*DATA LINES*.
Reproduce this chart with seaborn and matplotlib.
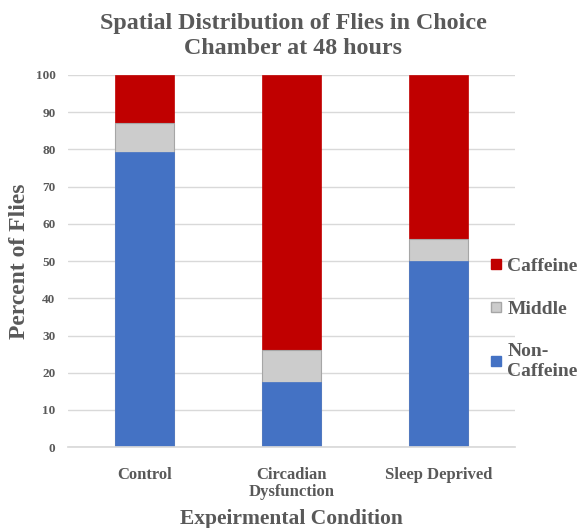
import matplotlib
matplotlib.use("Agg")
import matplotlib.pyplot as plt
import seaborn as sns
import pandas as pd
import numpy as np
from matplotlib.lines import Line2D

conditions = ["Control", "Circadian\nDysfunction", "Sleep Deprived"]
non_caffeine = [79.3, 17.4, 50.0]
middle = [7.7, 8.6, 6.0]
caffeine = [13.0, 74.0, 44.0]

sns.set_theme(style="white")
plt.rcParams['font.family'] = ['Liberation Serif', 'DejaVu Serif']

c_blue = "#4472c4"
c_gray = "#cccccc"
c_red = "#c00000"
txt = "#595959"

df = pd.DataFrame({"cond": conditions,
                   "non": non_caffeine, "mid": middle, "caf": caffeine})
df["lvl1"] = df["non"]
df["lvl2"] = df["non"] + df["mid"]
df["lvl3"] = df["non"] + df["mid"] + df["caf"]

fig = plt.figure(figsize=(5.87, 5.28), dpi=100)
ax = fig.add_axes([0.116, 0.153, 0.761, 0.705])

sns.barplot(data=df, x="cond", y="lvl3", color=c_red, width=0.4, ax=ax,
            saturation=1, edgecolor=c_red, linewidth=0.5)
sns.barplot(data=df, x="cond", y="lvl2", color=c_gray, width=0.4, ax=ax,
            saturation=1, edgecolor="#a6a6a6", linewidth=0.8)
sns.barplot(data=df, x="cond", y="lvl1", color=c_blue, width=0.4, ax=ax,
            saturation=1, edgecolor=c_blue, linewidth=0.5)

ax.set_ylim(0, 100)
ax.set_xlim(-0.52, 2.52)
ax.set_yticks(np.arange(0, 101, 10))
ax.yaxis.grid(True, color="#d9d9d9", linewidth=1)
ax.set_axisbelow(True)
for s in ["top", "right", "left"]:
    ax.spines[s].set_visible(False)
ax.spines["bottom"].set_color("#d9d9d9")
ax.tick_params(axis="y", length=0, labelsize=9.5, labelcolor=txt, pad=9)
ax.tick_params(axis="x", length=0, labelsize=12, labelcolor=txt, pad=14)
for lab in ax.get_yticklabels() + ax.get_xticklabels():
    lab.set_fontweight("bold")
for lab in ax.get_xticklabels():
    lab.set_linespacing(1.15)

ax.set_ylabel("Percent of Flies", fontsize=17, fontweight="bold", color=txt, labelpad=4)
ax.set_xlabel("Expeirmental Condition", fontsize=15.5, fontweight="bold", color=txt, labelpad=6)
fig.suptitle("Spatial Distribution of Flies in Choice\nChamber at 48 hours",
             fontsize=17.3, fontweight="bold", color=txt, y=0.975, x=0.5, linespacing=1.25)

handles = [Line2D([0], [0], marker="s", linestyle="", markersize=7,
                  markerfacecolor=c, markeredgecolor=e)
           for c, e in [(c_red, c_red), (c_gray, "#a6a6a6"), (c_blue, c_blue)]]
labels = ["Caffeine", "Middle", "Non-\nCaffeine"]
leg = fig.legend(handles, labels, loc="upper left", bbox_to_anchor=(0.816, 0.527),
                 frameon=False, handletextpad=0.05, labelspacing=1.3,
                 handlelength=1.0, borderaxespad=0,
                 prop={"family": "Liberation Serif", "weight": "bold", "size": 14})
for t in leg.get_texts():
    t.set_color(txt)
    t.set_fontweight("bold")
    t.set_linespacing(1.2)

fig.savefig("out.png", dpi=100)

*WHAT IS EXPECTED*.
Reproduce the full listing above verbatim, with no pictures included.

*EXERCISE OUTPUT*.
Reproduce this chart with seaborn and matplotlib.
import matplotlib
matplotlib.use("Agg")
import matplotlib.pyplot as plt
import seaborn as sns
import pandas as pd
import numpy as np
from matplotlib.lines import Line2D

conditions = ["Control", "Circadian\nDysfunction", "Sleep Deprived"]
non_caffeine = [79.3, 17.4, 50.0]
middle = [7.7, 8.6, 6.0]
caffeine = [13.0, 74.0, 44.0]

sns.set_theme(style="white")
plt.rcParams['font.family'] = ['Liberation Serif', 'DejaVu Serif']

c_blue = "#4472c4"
c_gray = "#cccccc"
c_red = "#c00000"
txt = "#595959"

df = pd.DataFrame({"cond": conditions,
                   "non": non_caffeine, "mid": middle, "caf": caffeine})
df["lvl1"] = df["non"]
df["lvl2"] = df["non"] + df["mid"]
df["lvl3"] = df["non"] + df["mid"] + df["caf"]

fig = plt.figure(figsize=(5.87, 5.28), dpi=100)
ax = fig.add_axes([0.116, 0.153, 0.761, 0.705])

sns.barplot(data=df, x="cond", y="lvl3", color=c_red, width=0.4, ax=ax,
            saturation=1, edgecolor=c_red, linewidth=0.5)
sns.barplot(data=df, x="cond", y="lvl2", color=c_gray, width=0.4, ax=ax,
            saturation=1, edgecolor="#a6a6a6", linewidth=0.8)
sns.barplot(data=df, x="cond", y="lvl1", color=c_blue, width=0.4, ax=ax,
            saturation=1, edgecolor=c_blue, linewidth=0.5)

ax.set_ylim(0, 100)
ax.set_xlim(-0.52, 2.52)
ax.set_yticks(np.arange(0, 101, 10))
ax.yaxis.grid(True, color="#d9d9d9", linewidth=1)
ax.set_axisbelow(True)
for s in ["top", "right", "left"]:
    ax.spines[s].set_visible(False)
ax.spines["bottom"].set_color("#d9d9d9")
ax.tick_params(axis="y", length=0, labelsize=9.5, labelcolor=txt, pad=9)
ax.tick_params(axis="x", length=0, labelsize=12, labelcolor=txt, pad=14)
for lab in ax.get_yticklabels() + ax.get_xticklabels():
    lab.set_fontweight("bold")
for lab in ax.get_xticklabels():
    lab.set_linespacing(1.15)

ax.set_ylabel("Percent of Flies", fontsize=17, fontweight="bold", color=txt, labelpad=4)
ax.set_xlabel("Expeirmental Condition", fontsize=15.5, fontweight="bold", color=txt, labelpad=6)
fig.suptitle("Spatial Distribution of Flies in Choice\nChamber at 48 hours",
             fontsize=17.3, fontweight="bold", color=txt, y=0.975, x=0.5, linespacing=1.25)

handles = [Line2D([0], [0], marker="s", linestyle="", markersize=7,
                  markerfacecolor=c, markeredgecolor=e)
           for c, e in [(c_red, c_red), (c_gray, "#a6a6a6"), (c_blue, c_blue)]]
labels = ["Caffeine", "Middle", "Non-\nCaffeine"]
leg = fig.legend(handles, labels, loc="upper left", bbox_to_anchor=(0.816, 0.527),
                 frameon=False, handletextpad=0.05, labelspacing=1.3,
                 handlelength=1.0, borderaxespad=0,
                 prop={"family": "Liberation Serif", "weight": "bold", "size": 14})
for t in leg.get_texts():
    t.set_color(txt)
    t.set_fontweight("bold")
    t.set_linespacing(1.2)

fig.savefig("out.png", dpi=100)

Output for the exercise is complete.